Mascarella and Humphries are part of a federally funded research project that in 2013 received $4.7 million from the Natural Sciences and Engineering Research Council (NSERC) under its Automotive Partnership Canada program to develop, in conjunction with industry partners who kicked in an additional $5 million, better electric-vehicle motors and transmissions that could result in cheaper, lighter components. The Development of Optimal Electric Drivetrains for On-Road Vehicles project at McGill has four main research fields:

  • Motor Drive Design Optimization
  • Packaging and Systems Integration
  • Transmission Design and Control
  • Electric Motor Design and Electromagnetic Modeling

Mascarella is working on the first; Humphries on the second.

But back to the track. It’s important to remember that a hybrid car that parks in your driveway has a very different purpose and goal than the hybrid-powered racing Formula 1 car, the researchers say.

“In the case of a Prius, you’re trying to do energy optimization and energy arbitrage,” Mascarella says. “So sometimes you only have the electric motor working, sometimes you have the combination of the electric motor and the engine and you have different scenarios where you’re either trying to charge or discharge the battery. And so, here, you’re really looking to lower your fuel mileage.

“In the case of the Formula 1, you’re looking for torque performance, that 30-second burst of energy from an over-torqued electric motor that lets you pass another car. Whereas in the Prius it’s very different; you don’t have to worry about overtaking another car, you just want to make sure that your engine always operates in the most efficient range. Essentially, the electric motor is complementing the engine in terms of making it operate at high efficiency points.”

Humphries notes that the turbocharged F-1 engines are designed to cram the biggest charge of fuel/air mixture into their V-6 engines’ combustion chambers (high compression), whereas the 98-horsepower Prius engine runs what is called an Atkinson cycle, which lowers compression in exchange for better fuel efficiency.

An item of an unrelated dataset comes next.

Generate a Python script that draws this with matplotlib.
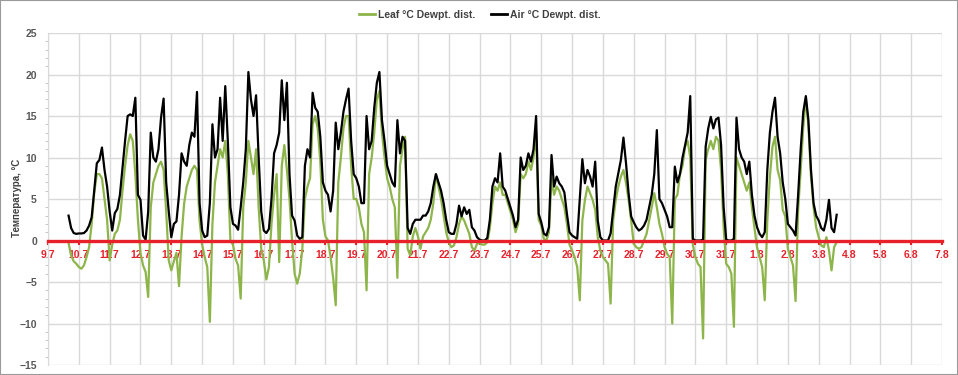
import numpy as np
import matplotlib
matplotlib.use("Agg")
import matplotlib.pyplot as plt
from matplotlib.lines import Line2D
from matplotlib.patches import Rectangle

plt.rcParams['font.family'] = ['Liberation Sans', 'DejaVu Sans']

# x tick labels: one per day starting 9 July
day_labels = ['9.7', '10.7', '11.7', '12.7', '13.7', '14.7', '15.7', '16.7', '17.7',
              '18.7', '19.7', '20.7', '21.7', '22.7', '23.7', '24.7', '25.7', '26.7',
              '27.7', '28.7', '29.7', '30.7', '31.7', '1.8', '2.8', '3.8', '4.8',
              '5.8', '6.8', '7.8']

# samples every 2 hours, first sample on 9.7 at 16:00
start_hour = 16
step_hours = 2

air = [
    3.0, 1.5, 0.9, 0.8,                                              # 9.7
    0.85, 0.85, 0.9, 1.2, 1.8, 2.8, 6.0, 9.3, 9.7, 11.2, 8.5, 6.5,   # 10.7
    3.5, 1.2, 3.3, 3.8, 5.5, 8.8, 12.0, 15.0, 15.2, 15.0, 17.2, 5.5, # 11.7
    4.9, 0.6, 0.1, 3.5, 13.0, 10.0, 9.5, 11.0, 14.8, 17.1, 7.0, 3.5, # 12.7
    0.4, 2.0, 2.3, 5.5, 10.5, 9.5, 9.0, 11.5, 13.0, 12.5, 17.9, 4.5, # 13.7
    1.2, 0.4, 0.6, 4.5, 14.0, 10.0, 11.0, 17.2, 12.0, 18.6, 12.0, 4.0, # 14.7
    2.0, 1.8, 1.3, 4.0, 7.0, 11.0, 20.3, 17.0, 15.0, 17.5, 10.0, 3.5, # 15.7
    1.2, 0.9, 1.4, 5.0, 10.5, 11.5, 13.0, 19.3, 14.5, 19.0, 8.0, 3.0, # 16.7
    2.4, 0.6, 0.2, 0.4, 9.0, 11.0, 10.0, 17.8, 16.0, 15.5, 12.5, 7.0, # 17.7
    6.0, 5.5, 3.5, 6.0, 14.2, 11.0, 13.0, 15.5, 17.0, 18.3, 12.0, 8.0, # 18.7
    7.5, 6.5, 4.5, 4.5, 15.0, 11.0, 12.0, 16.0, 19.0, 20.3, 14.5, 12.0, # 19.7
    9.0, 8.0, 7.0, 6.5, 14.5, 10.5, 12.5, 12.0, 1.5, 0.8, 2.0, 2.5,  # 20.7
    2.5, 2.5, 3.0, 3.0, 3.5, 4.5, 6.5, 8.0, 7.0, 6.0, 4.5, 2.5,      # 21.7
    1.0, 0.8, 0.8, 2.0, 4.2, 2.9, 4.0, 3.2, 3.7, 1.6, 1.2, 0.4,      # 22.7
    0.1, 0.0, 0.0, 0.3, 2.5, 6.5, 7.5, 7.0, 10.5, 6.5, 6.0, 5.0,     # 23.7
    4.0, 3.0, 1.6, 2.5, 10.0, 8.5, 9.0, 10.5, 9.5, 11.0, 15.0, 3.2,  # 24.7
    2.2, 0.85, 0.6, 1.6, 10.3, 6.5, 7.7, 6.9, 6.5, 5.8, 3.2, 1.0,    # 25.7
    0.6, 0.4, 0.2, 4.9, 9.8, 6.9, 8.5, 7.7, 6.5, 9.5, 2.4, 0.4,      # 26.7
    0.0, 0.0, 0.0, 0.85, 3.7, 6.5, 8.1, 9.7, 12.4, 9.3, 5.7, 2.9,    # 27.7
    2.2, 1.6, 1.2, 1.4, 1.8, 2.5, 4.0, 5.5, 8.0, 13.3, 5.0, 4.5,     # 28.7
    3.7, 2.9, 1.6, 1.6, 8.9, 7.0, 8.0, 10.0, 11.5, 13.0, 17.4, 0.2,  # 29.7
    0.0, 0.0, 0.0, 0.1, 11.3, 13.5, 14.9, 13.5, 14.6, 14.8, 11.5, 4.0, # 30.7
    0.1, 0.0, 0.0, 0.2, 14.8, 11.0, 10.0, 9.5, 8.0, 9.5, 5.5, 3.0,   # 31.7
    1.6, 0.8, 0.4, 1.0, 8.5, 13.0, 15.5, 17.2, 12.5, 10.5, 7.0, 5.0, # 1.8
    2.0, 1.6, 1.2, 0.6, 5.5, 11.0, 15.5, 17.4, 14.5, 8.5, 4.5, 3.0,  # 2.8
    2.4, 1.5, 1.2, 2.5, 4.9, 1.5, 1.0, 3.1,                          # 3.8
]

leaf = [
    -0.3, -1.8, -2.5, -2.8,                                          # 9.7
    -3.2, -3.4, -3.0, -2.0, -0.8, 2.0, 5.7, 8.0, 8.0, 7.5, 5.0, 2.5, # 10.7
    -2.4, -0.5, 0.8, 1.2, 2.5, 6.0, 9.0, 11.5, 12.8, 12.0, 8.0, 2.5, # 11.7
    -1.5, -3.0, -3.8, -6.8, 4.0, 7.0, 8.0, 9.0, 9.5, 8.5, 3.5, -2.4, # 12.7
    -3.6, -2.5, -1.5, -5.5, 0.5, 4.5, 6.5, 7.5, 8.5, 9.0, 8.5, 2.4,  # 13.7
    -0.5, -2.0, -3.2, -9.8, 2.0, 7.0, 9.0, 11.0, 10.0, 12.0, 8.0, 0.0, # 14.7
    -0.5, -2.2, -3.0, -7.0, 4.0, 7.0, 12.0, 10.0, 8.0, 11.0, 4.0, -1.0, # 15.7
    -2.4, -4.7, -3.2, 2.0, 5.5, 8.0, -2.6, 9.0, 11.5, 8.5, 5.0, 0.0, # 16.7
    -4.0, -5.2, -4.0, -1.0, 5.0, 6.5, 7.5, 14.0, 15.0, 13.5, 9.5, 2.5, # 17.7
    0.5, 0.0, -2.0, -4.5, -7.8, 7.0, 10.0, 13.5, 15.0, 15.0, 9.0, 5.0, # 18.7
    5.0, 4.0, 2.0, 1.0, -6.0, 8.0, 10.0, 13.0, 17.0, 18.0, 13.0, 10.0, # 19.7
    7.5, 6.5, 5.0, 4.0, -4.5, 9.0, 11.0, 12.5, -1.0, -1.8, 0.5, 1.5, # 20.7
    0.5, -1.0, 0.5, 1.0, 1.5, 2.5, 4.5, 8.0, 6.5, 5.0, 3.0, 1.0,     # 21.7
    -0.2, -0.8, -0.6, 0.4, 2.0, 2.9, 2.4, 1.6, 0.8, -0.8, -1.2, -0.4, # 22.7
    -0.3, -0.5, -0.5, -0.2, 1.5, 4.5, 6.5, 6.0, 7.0, 5.5, 5.5, 4.5,  # 23.7
    3.5, 2.5, 1.0, 2.0, 8.0, 7.5, 8.0, 9.5, 8.5, 10.0, 13.0, 2.5,    # 24.7
    1.8, 0.2, 0.0, 1.0, 7.5, 5.5, 6.5, 6.0, 5.0, 4.0, 2.0, -0.5,     # 25.7
    -1.2, -2.0, -3.2, -7.2, 2.4, 4.9, 6.5, 5.7, 4.9, 3.7, 0.4, -1.2, # 26.7
    -2.0, -2.4, -2.8, -7.6, 2.4, 4.9, 6.5, 7.7, 8.5, 6.9, 4.9, 2.4,  # 27.7
    -0.4, -0.8, -1.0, -0.8, 0.0, 0.8, 2.4, 4.0, 5.7, 4.0, 2.0, 0.8,  # 28.7
    -0.8, -1.6, -2.0, -10.0, 5.0, 5.5, 8.0, 9.0, 11.3, 12.0, 10.0, -0.5, # 29.7
    -2.0, -2.8, -3.2, -11.8, 9.7, 11.0, 12.0, 11.0, 12.5, 12.0, 8.5, 1.6, # 30.7
    -2.8, -3.2, -4.0, -10.4, 10.0, 9.0, 8.0, 7.0, 6.0, 7.0, 4.0, 1.5, # 31.7
    -0.8, -2.0, -3.2, -7.2, 2.4, 7.7, 11.3, 12.5, 8.5, 7.3, 3.7, 2.9, # 1.8
    -1.0, -2.0, -3.0, -7.3, 3.7, 8.5, 13.7, 17.2, 13.7, 7.7, 4.0, 1.6, # 2.8
    0.4, -0.6, -0.8, 0.4, -1.2, -3.6, -0.8, -0.2,                    # 3.8
]

t = (start_hour + step_hours * np.arange(len(air))) / 24.0

fig = plt.figure(figsize=(9.58, 3.75), dpi=100)
ax = fig.add_axes([48 / 958, 10 / 375, 894 / 958, 332 / 375])

green = '#8DB54A'
ax.plot(t, leaf, color=green, lw=1.6, zorder=3)
ax.plot(t, air, color='black', lw=1.6, zorder=4)

ax.set_xlim(0, 29)
ax.set_ylim(-15, 25)
ax.set_xticks(np.arange(len(day_labels)))
ax.set_xticklabels(day_labels)
ax.set_yticks(np.arange(-15, 26, 5))
ax.set_yticks(np.arange(-15, 26, 1), minor=True)

ax.grid(True, which='major', color='#D9D9D9', lw=1.0, zorder=0)
ax.set_axisbelow(True)

for s in ('top', 'right'):
    ax.spines[s].set_visible(False)
ax.spines['left'].set_color('#D9D9D9')
ax.spines['bottom'].set_position(('data', 0))
ax.spines['bottom'].set_color('#E8202A')
ax.spines['bottom'].set_linewidth(2.4)
ax.spines['bottom'].set_zorder(5)

ax.tick_params(axis='x', colors='#E8202A', labelsize=7.5, length=3, width=1.5, pad=4)
for lab in ax.get_xticklabels():
    lab.set_fontweight('bold')
ax.tick_params(axis='y', which='major', colors='#595959', labelsize=7.5, length=0, pad=8)
ax.tick_params(axis='y', which='minor', color='#BFBFBF', length=2)
for lab in ax.get_yticklabels():
    lab.set_fontweight('bold')

fig.text(17 / 958, 1 - 198 / 375, 'Температура, °C', rotation=90, ha='center', va='center',
         fontsize=7, fontweight='bold', color='#404040')

handles = [Line2D([], [], color=green, lw=2), Line2D([], [], color='black', lw=2)]
fig.legend(handles, ['Leaf °C Dewpt. dist.', 'Air °C Dewpt. dist.'], loc='center',
           bbox_to_anchor=(480 / 958, 1 - 15 / 375), ncol=2, frameon=False,
           prop={'size': 7.5, 'weight': 'bold'}, handlelength=1.5, handletextpad=0.3,
           columnspacing=1.5, labelcolor='#404040')

fig.patches.append(Rectangle((0, 0), 1, 1, transform=fig.transFigure, fill=False,
                             edgecolor='#9A9A9A', lw=1.5))

fig.savefig('out.png', dpi=100)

“So, it’s just a totally opposite goal,” he notes. “The other main difference for me, as a vehicle-architecture guy, is that the F-1 car has a parallel architecture where the electric motor unit is attached directly to the engine, whereas the Prius’s electric motor is hooked to the gearbox in their power-split configuration.

“For the F-1 car, the electric motor (about 150 horsepower) is never going to run by itself,” Mascarella said. “It’s either the engine (about 600 or more horsepower) or the engine and more electric power. There’s never a scenario where it’s the electric motor alone.

“The nice thing about the Formula 1 car is the energy recovery systems (electricity is generated to be stored when required, both when the car brakes and energy from heat in the exhaust),” Mascarella said.

The Prius also has regenerative braking, but the F-1 machines recover a variety of energies in a variety of complicated ways to feed the battery that powers the high-torque electric motor.

Apart from the complex turbo system, pretty well all the hybrid technologies have been developed already for the street, the researchers say, so is there anything left to come back to the street from the developments on the track? Perhaps. Particularly in the heat-management systems, and in using new materials to keep cars lighter and more economical.

But before hybrid and electric cars can make a great leap forward, there have to be significant improvements in battery performance – both in power and longevity.

Humphries says for now the most popular solution appears to be coming from Elon Musk’s Tesla manufacturing plant: make incremental improvements in batteries and build tons of them to drive the price down through economies of scale. The four-volt lithium-ion batteries in a Tesla look like AA batteries, only somewhat larger, he said.

“The whole bottom of the car is batteries.”